Do país alpino vamos até a Finlândia, onde foram realizadas eleições municipais. Lá, assim como no caso alemão, é reproduzido o modelo parlamentarista. Os municípios elegem suas câmaras, chamadas de conselhos, e, dentro dos conselhos, são formadas coalizões de governo. A exceção é a capital Helsinque, cidade mais populosa, que possui um prefeito eleito diretamente.
O que torna essa eleição finlandesa atraente para o olhar internacional é o fato de marcar um ganho expressivo do partido Finlandeses, anteriormente chamado de "Verdadeiros Finlandeses". É um partido nacionalista, anti-imigração, anti-miscigenação, eurocético, conservador nos costumes, pró-Estado de bem-estar social e protecionista na economia. Integrantes do partido dizem que a legenda não é "nem de esquerda e nem de direita". O Finlandeses elegeu 1.350 conselheiros municipais, tornando-se o quarto maior partido do país nesse critério e expandindo seus eleitores em quase 6%. Em diversos pequenos municípios foi o partido mais votado.

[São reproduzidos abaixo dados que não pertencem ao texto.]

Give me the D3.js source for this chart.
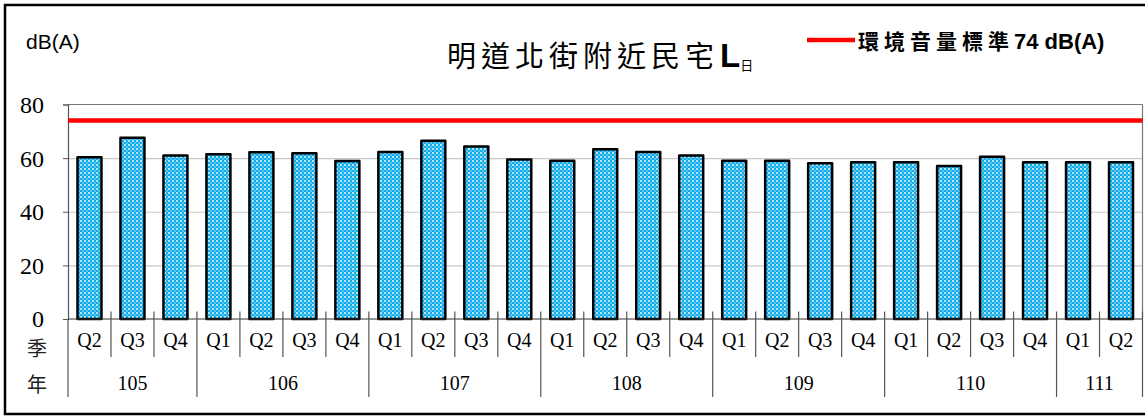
<!DOCTYPE html>
<html><head><meta charset="utf-8">
<script src="https://cdn.jsdelivr.net/npm/d3@7/dist/d3.min.js"></script>
<style>body{margin:0;background:#fff}</style>
</head><body><svg id="c" width="1145" height="417"></svg>
<script>
const years = ["105","106","107","108","109","110","111"];
const quarters = [
  ["Q2","Q3","Q4"],
  ["Q1","Q2","Q3","Q4"],
  ["Q1","Q2","Q3","Q4"],
  ["Q1","Q2","Q3","Q4"],
  ["Q1","Q2","Q3","Q4"],
  ["Q1","Q2","Q3","Q4"],
  ["Q1","Q2"]
];
const values = [60.3, 67.6, 61.0, 61.4, 62.2, 61.8, 58.9, 62.3, 66.5, 64.3, 59.5, 59.0, 63.3, 62.3, 61.0, 59.0, 59.0, 58.1, 58.5, 58.5, 57.1, 60.5, 58.5, 58.5, 58.5];
const standard = 74;
const yTicks = [0, 20, 40, 60, 80];
const titleText = "明道北街附近民宅";
const legendText = "環境音量標準";
const legendValue = "74 dB(A)";
const unitText = "dB(A)";

const cats = [];
years.forEach((yr, i) => quarters[i].forEach(q => cats.push({year: yr, q: q, key: yr + "-" + q})));
cats.forEach((c, i) => c.value = values[i]);

const svg = d3.select("#c");
const L = 68, R = 1142.5, T = 104.5, B = 319;
const serif = "'Liberation Serif','Times New Roman',serif";
const sans = "'Liberation Sans',Arial,sans-serif";
const cjk = "'Noto Sans CJK TC','Noto Sans CJK SC',sans-serif";

const x = d3.scaleBand().domain(cats.map(c => c.key)).range([L, R]).paddingInner(0.442).paddingOuter(0.221);
const y = d3.scaleLinear().domain([0, 80]).range([B, T]);
const step = x.step();

// white dot overlay pattern
const defs = svg.append("defs");
const pat = defs.append("pattern").attr("id", "dots").attr("patternUnits", "userSpaceOnUse")
  .attr("width", 4).attr("height", 4);
pat.append("circle").attr("cx", 1).attr("cy", 1).attr("r", 0.95).attr("fill", "#ffffff");
pat.append("circle").attr("cx", 3).attr("cy", 3).attr("r", 0.75).attr("fill", "#ffffff").attr("fill-opacity", 0.75);

// outer border
svg.append("rect").attr("x", 5).attr("y", 5).attr("width", 1150).attr("height", 409)
  .attr("fill", "none").attr("stroke", "#000").attr("stroke-width", 2.5);

// gridlines
const grid = svg.append("g").attr("transform", `translate(${L},0)`)
  .call(d3.axisLeft(y).tickValues(yTicks.filter(v => v > 0 && v < 80)).tickSize(-(R - L)).tickFormat(""));
grid.select(".domain").remove();
grid.selectAll("line").attr("stroke", "#c8c8c8").attr("stroke-width", 1.2);

// plot top/right border
svg.append("line").attr("x1", L).attr("x2", R).attr("y1", y(80)).attr("y2", y(80)).attr("stroke", "#777").attr("stroke-width", 1.2);
svg.append("line").attr("x1", R).attr("x2", R).attr("y1", y(80)).attr("y2", B).attr("stroke", "#777").attr("stroke-width", 1.2);

// y axis
const ya = svg.append("g").attr("transform", `translate(${L},0)`)
  .call(d3.axisLeft(y).tickValues(yTicks).tickSize(5).tickPadding(19));
ya.attr("font-family", serif).attr("font-size", 24);
ya.select(".domain").attr("stroke", "#555").attr("stroke-width", 1.2);
ya.selectAll("line").attr("stroke", "#555");
ya.selectAll("text").style("font-family", serif).style("font-size", "24px").attr("fill", "#000").attr("dy", "0.33em");

// left axis extension down
svg.append("line").attr("x1", L).attr("x2", L).attr("y1", B).attr("y2", 397).attr("stroke", "#555").attr("stroke-width", 1.2);

// bars: blue base + white dot overlay + outline
const bars = svg.append("g").selectAll("g").data(cats).join("g");
bars.append("rect")
  .attr("x", d => x(d.key)).attr("width", x.bandwidth())
  .attr("y", d => y(d.value)).attr("height", d => y(0) - y(d.value))
  .attr("fill", "#10ABEB");
bars.append("rect")
  .attr("x", d => x(d.key)).attr("width", x.bandwidth())
  .attr("y", d => y(d.value)).attr("height", d => y(0) - y(d.value))
  .attr("fill", "url(#dots)");
bars.append("rect")
  .attr("x", d => x(d.key)).attr("width", x.bandwidth())
  .attr("y", d => y(d.value)).attr("height", d => y(0) - y(d.value))
  .attr("fill", "none").attr("stroke", "#000").attr("stroke-width", 2.5).attr("stroke-linejoin", "round");

// x baseline
svg.append("line").attr("x1", L).attr("x2", R).attr("y1", B).attr("y2", B).attr("stroke", "#333").attr("stroke-width", 1.2);

// dividers
cats.forEach((c, i) => {
  const bx = x(c.key) + x.bandwidth() / 2 + step / 2;
  const last = i === cats.length - 1;
  const yearEnd = last || cats[i + 1].year !== c.year;
  svg.append("line").attr("x1", bx).attr("x2", bx).attr("y1", 311.5).attr("y2", yearEnd ? 397 : 357)
    .attr("stroke", "#555").attr("stroke-width", 1.2);
});

// quarter labels
svg.append("g").selectAll("text").data(cats).join("text")
  .attr("x", d => x(d.key) + x.bandwidth() / 2).attr("y", 347)
  .attr("text-anchor", "middle").attr("font-family", serif).attr("font-size", 20).text(d => d.q);

// year labels
years.forEach((yr, i) => {
  const ks = quarters[i].map(q => yr + "-" + q);
  const cx = (x(ks[0]) + x(ks[ks.length - 1]) + x.bandwidth()) / 2;
  svg.append("text").attr("x", cx).attr("y", 390).attr("text-anchor", "middle")
    .attr("font-family", serif).attr("font-size", 20).text(yr);
});

// axis row labels
svg.append("text").attr("x", 37).attr("y", 356).attr("text-anchor", "middle").attr("font-family", cjk).attr("font-size", 20).attr("fill", "#222").text("季");
svg.append("text").attr("x", 37).attr("y", 392).attr("text-anchor", "middle").attr("font-family", cjk).attr("font-size", 20).attr("fill", "#222").text("年");

// standard line
svg.append("line").attr("x1", L).attr("x2", R).attr("y1", y(standard)).attr("y2", y(standard))
  .attr("stroke", "#ff0000").attr("stroke-width", 4.5);

// unit
svg.append("text").attr("x", 26).attr("y", 49).attr("font-family", sans).attr("font-size", 21).text(unitText);

// title
const tt = svg.append("text").attr("x", 447).attr("y", 67).attr("font-family", cjk).attr("font-size", 29);
tt.append("tspan").attr("letter-spacing", 5).text(titleText);
tt.append("tspan").attr("font-family", sans).attr("font-weight", "bold").attr("font-size", 33).attr("dx", 1).text("L");
tt.append("tspan").attr("font-family", cjk).attr("font-size", 13).attr("dy", 3).text("日");

// legend
svg.append("line").attr("x1", 807).attr("x2", 855).attr("y1", 40).attr("y2", 40).attr("stroke", "#ff0000").attr("stroke-width", 4.5);
const lt = svg.append("text").attr("x", 858).attr("y", 49).attr("font-weight", "bold");
lt.append("tspan").attr("font-family", cjk).attr("font-size", 21).attr("letter-spacing", 5).text(legendText);
lt.append("tspan").attr("font-family", sans).attr("font-size", 22).attr("dx", 0).text(legendValue);
</script></body></html>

O Partido do Centro continua a maior legenda do país, com 2.448 conselheiros, mas perdeu quase 400 assentos. O único partido, fora o Finlandeses, que aumentou foi a conservadora Coalizão Nacional, com 64 novos assentos, totalizando 1.554. A terceira maior bancada municipal é dos social-democratas, que, hoje, lideram o governo nacional, com a premiê Sanna Marin. Aos 35 anos de idade, ela tornou-se a mais jovem mulher eleita para uma chefia de governo nacional. O Finlandeses, inclusive, é um dos poucos partidos da Finlândia que não é liderado por uma mulher. Com a segunda maior bancada no parlamento nacional e o sucesso no nível municipal, tornam-se os principais concorrentes para a chefia da Finlândia nas próximas eleições, que ocorrem em menos de dois anos.